> **WHAT IS ASKED**:
Omit every picture and output the rest of the records exactly as they are.
┄┄┄┄┄┄┄┄┄┄
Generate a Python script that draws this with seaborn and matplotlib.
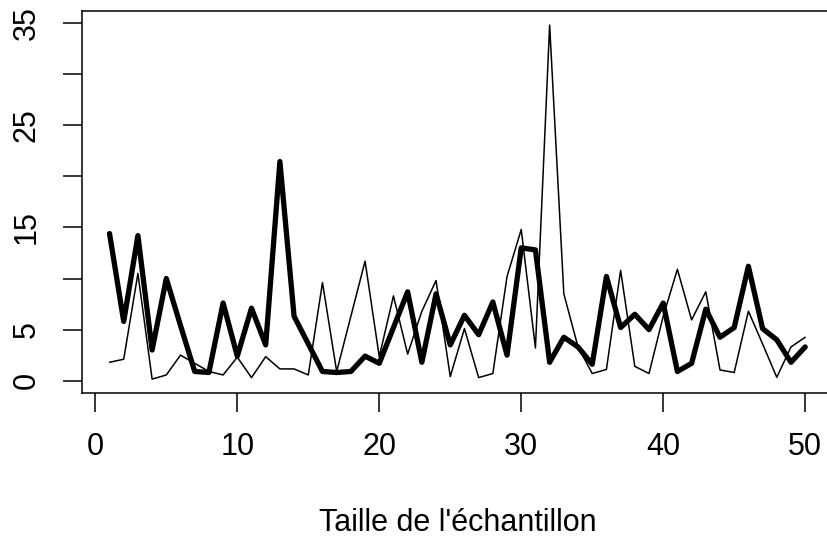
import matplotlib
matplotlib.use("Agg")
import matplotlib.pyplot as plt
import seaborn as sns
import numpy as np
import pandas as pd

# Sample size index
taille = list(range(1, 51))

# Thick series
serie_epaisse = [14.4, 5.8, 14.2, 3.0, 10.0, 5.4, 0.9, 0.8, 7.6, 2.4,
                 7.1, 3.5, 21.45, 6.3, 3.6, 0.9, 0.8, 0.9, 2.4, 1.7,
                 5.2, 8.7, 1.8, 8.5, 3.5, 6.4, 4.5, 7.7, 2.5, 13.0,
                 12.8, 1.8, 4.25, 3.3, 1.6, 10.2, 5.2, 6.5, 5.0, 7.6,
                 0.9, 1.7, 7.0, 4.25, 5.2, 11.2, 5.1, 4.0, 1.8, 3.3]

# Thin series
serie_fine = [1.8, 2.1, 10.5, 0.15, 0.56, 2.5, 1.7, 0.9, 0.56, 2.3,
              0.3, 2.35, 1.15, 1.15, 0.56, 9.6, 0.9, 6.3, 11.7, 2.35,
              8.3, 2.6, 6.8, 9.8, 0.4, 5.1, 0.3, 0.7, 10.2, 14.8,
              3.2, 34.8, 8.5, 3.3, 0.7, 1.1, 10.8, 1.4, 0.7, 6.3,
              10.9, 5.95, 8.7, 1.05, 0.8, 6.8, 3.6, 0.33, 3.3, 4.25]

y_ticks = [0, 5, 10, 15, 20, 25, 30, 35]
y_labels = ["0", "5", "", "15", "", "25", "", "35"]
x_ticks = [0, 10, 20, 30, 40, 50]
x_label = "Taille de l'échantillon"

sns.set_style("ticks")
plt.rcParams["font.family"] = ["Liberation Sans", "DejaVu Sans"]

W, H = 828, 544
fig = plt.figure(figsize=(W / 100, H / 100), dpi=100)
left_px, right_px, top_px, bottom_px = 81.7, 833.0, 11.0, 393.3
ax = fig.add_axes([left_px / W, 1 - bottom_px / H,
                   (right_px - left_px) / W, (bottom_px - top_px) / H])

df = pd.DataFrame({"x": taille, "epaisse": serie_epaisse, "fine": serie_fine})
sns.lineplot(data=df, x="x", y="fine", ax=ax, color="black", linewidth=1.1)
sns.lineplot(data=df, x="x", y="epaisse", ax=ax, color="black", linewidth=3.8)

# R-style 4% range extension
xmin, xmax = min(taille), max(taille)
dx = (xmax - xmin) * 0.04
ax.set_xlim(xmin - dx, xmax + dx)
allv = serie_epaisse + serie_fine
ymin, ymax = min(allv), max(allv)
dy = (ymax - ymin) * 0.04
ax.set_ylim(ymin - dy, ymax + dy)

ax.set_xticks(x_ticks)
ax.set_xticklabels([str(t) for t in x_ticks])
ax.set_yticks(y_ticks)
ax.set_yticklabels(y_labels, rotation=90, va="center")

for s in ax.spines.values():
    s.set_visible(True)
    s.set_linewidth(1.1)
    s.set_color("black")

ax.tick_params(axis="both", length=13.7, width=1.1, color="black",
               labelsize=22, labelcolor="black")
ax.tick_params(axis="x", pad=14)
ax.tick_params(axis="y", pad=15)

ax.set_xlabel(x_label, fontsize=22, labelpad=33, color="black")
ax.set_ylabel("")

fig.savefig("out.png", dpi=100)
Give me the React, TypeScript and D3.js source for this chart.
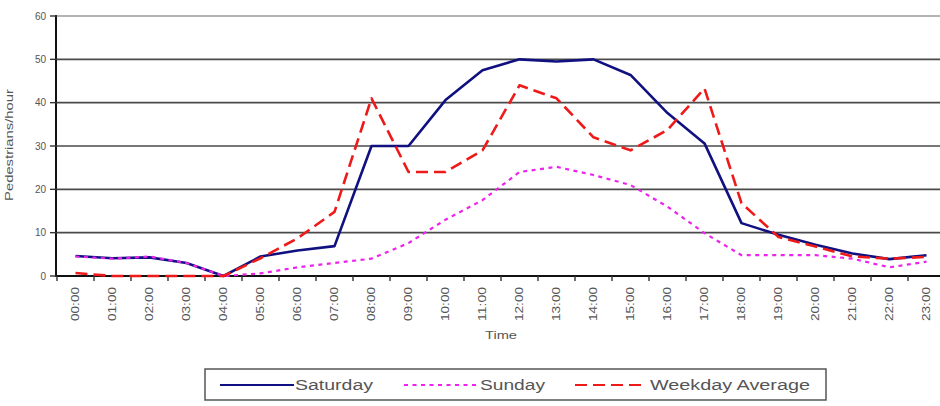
┄┄┄┄┄┄┄┄┄┄
> **RESULT**:
Generate a Python script that draws this with seaborn and matplotlib.
import matplotlib
matplotlib.use("Agg")
import matplotlib.pyplot as plt
import seaborn as sns
import numpy as np
import pandas as pd

# Sample size index
taille = list(range(1, 51))

# Thick series
serie_epaisse = [14.4, 5.8, 14.2, 3.0, 10.0, 5.4, 0.9, 0.8, 7.6, 2.4,
                 7.1, 3.5, 21.45, 6.3, 3.6, 0.9, 0.8, 0.9, 2.4, 1.7,
                 5.2, 8.7, 1.8, 8.5, 3.5, 6.4, 4.5, 7.7, 2.5, 13.0,
                 12.8, 1.8, 4.25, 3.3, 1.6, 10.2, 5.2, 6.5, 5.0, 7.6,
                 0.9, 1.7, 7.0, 4.25, 5.2, 11.2, 5.1, 4.0, 1.8, 3.3]

# Thin series
serie_fine = [1.8, 2.1, 10.5, 0.15, 0.56, 2.5, 1.7, 0.9, 0.56, 2.3,
              0.3, 2.35, 1.15, 1.15, 0.56, 9.6, 0.9, 6.3, 11.7, 2.35,
              8.3, 2.6, 6.8, 9.8, 0.4, 5.1, 0.3, 0.7, 10.2, 14.8,
              3.2, 34.8, 8.5, 3.3, 0.7, 1.1, 10.8, 1.4, 0.7, 6.3,
              10.9, 5.95, 8.7, 1.05, 0.8, 6.8, 3.6, 0.33, 3.3, 4.25]

y_ticks = [0, 5, 10, 15, 20, 25, 30, 35]
y_labels = ["0", "5", "", "15", "", "25", "", "35"]
x_ticks = [0, 10, 20, 30, 40, 50]
x_label = "Taille de l'échantillon"

sns.set_style("ticks")
plt.rcParams["font.family"] = ["Liberation Sans", "DejaVu Sans"]

W, H = 828, 544
fig = plt.figure(figsize=(W / 100, H / 100), dpi=100)
left_px, right_px, top_px, bottom_px = 81.7, 833.0, 11.0, 393.3
ax = fig.add_axes([left_px / W, 1 - bottom_px / H,
                   (right_px - left_px) / W, (bottom_px - top_px) / H])

df = pd.DataFrame({"x": taille, "epaisse": serie_epaisse, "fine": serie_fine})
sns.lineplot(data=df, x="x", y="fine", ax=ax, color="black", linewidth=1.1)
sns.lineplot(data=df, x="x", y="epaisse", ax=ax, color="black", linewidth=3.8)

# R-style 4% range extension
xmin, xmax = min(taille), max(taille)
dx = (xmax - xmin) * 0.04
ax.set_xlim(xmin - dx, xmax + dx)
allv = serie_epaisse + serie_fine
ymin, ymax = min(allv), max(allv)
dy = (ymax - ymin) * 0.04
ax.set_ylim(ymin - dy, ymax + dy)

ax.set_xticks(x_ticks)
ax.set_xticklabels([str(t) for t in x_ticks])
ax.set_yticks(y_ticks)
ax.set_yticklabels(y_labels, rotation=90, va="center")

for s in ax.spines.values():
    s.set_visible(True)
    s.set_linewidth(1.1)
    s.set_color("black")

ax.tick_params(axis="both", length=13.7, width=1.1, color="black",
               labelsize=22, labelcolor="black")
ax.tick_params(axis="x", pad=14)
ax.tick_params(axis="y", pad=15)

ax.set_xlabel(x_label, fontsize=22, labelpad=33, color="black")
ax.set_ylabel("")

fig.savefig("out.png", dpi=100)
Give me the React, TypeScript and D3.js source for this chart.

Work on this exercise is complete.